1060 - nth Permutation
Given a string of characters, we can permute the individual characters to make new strings. At first we order the string into alphabetical order. Then we start permuting it.
For example the string 'abba' gives rise to the following 6 distinct permutations in alphabetical order.
aabb 1
abab 2
abba 3
baab 4
baba 5
bbaa 6
Given a string, you have to find the nth permutation for that string. For the above case 'aabb' is the 1st and 'baab' is the 4th permutation.
Input
Input starts with an integer T (≤ 200), denoting the number of test cases.
Each case contains a non empty string of lowercase letters with length no more than 20 and an integer n (0 < n < 231).
Output
For each case, output the case number and the nth permutation.

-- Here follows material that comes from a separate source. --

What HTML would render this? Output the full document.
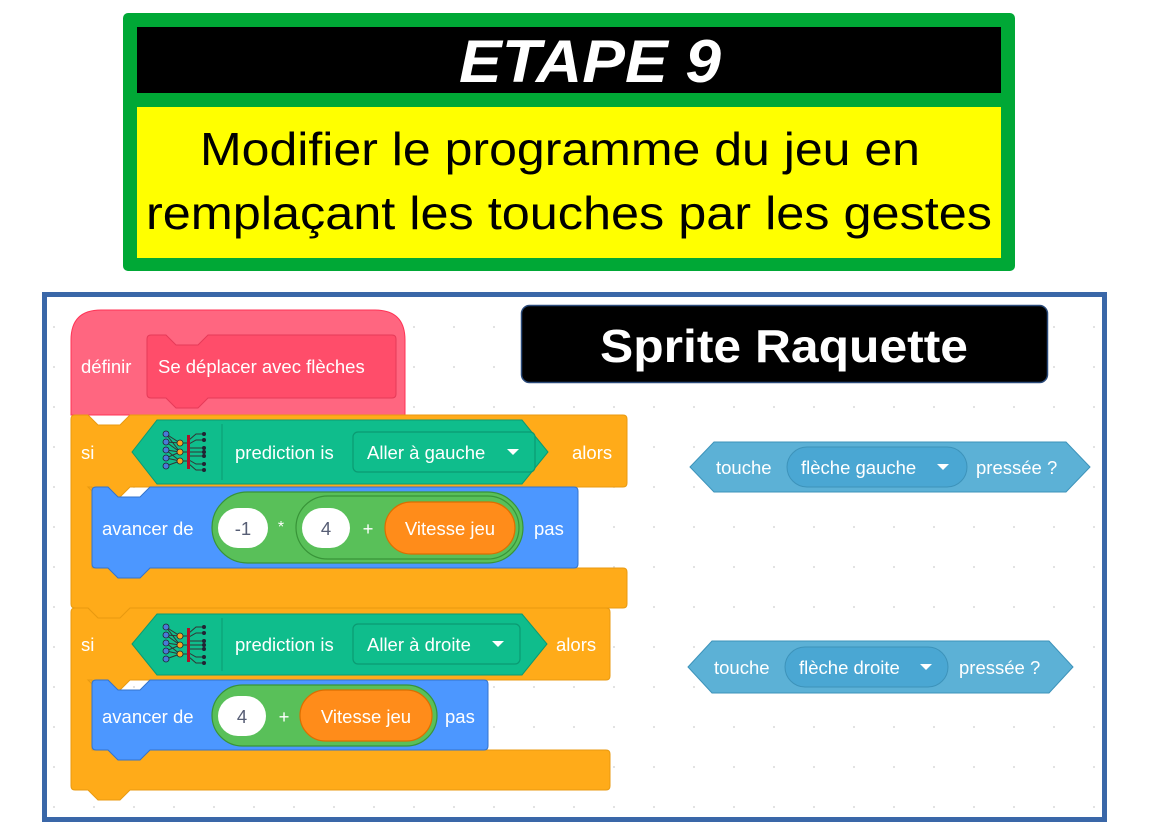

If the nth permutation doesn't exist print 'Impossible'.
Sample Input | Output for Sample Input |
3
aabb 1
aabb 6
aabb 7
|
Case 1: aabb
Case 2: bbaa
Case 3: Impossible
|
-----------------------------------------------EDITORIAL ---------------------------------
THIS PROBLEM CAN BE SOLVED RECURSIVELY ..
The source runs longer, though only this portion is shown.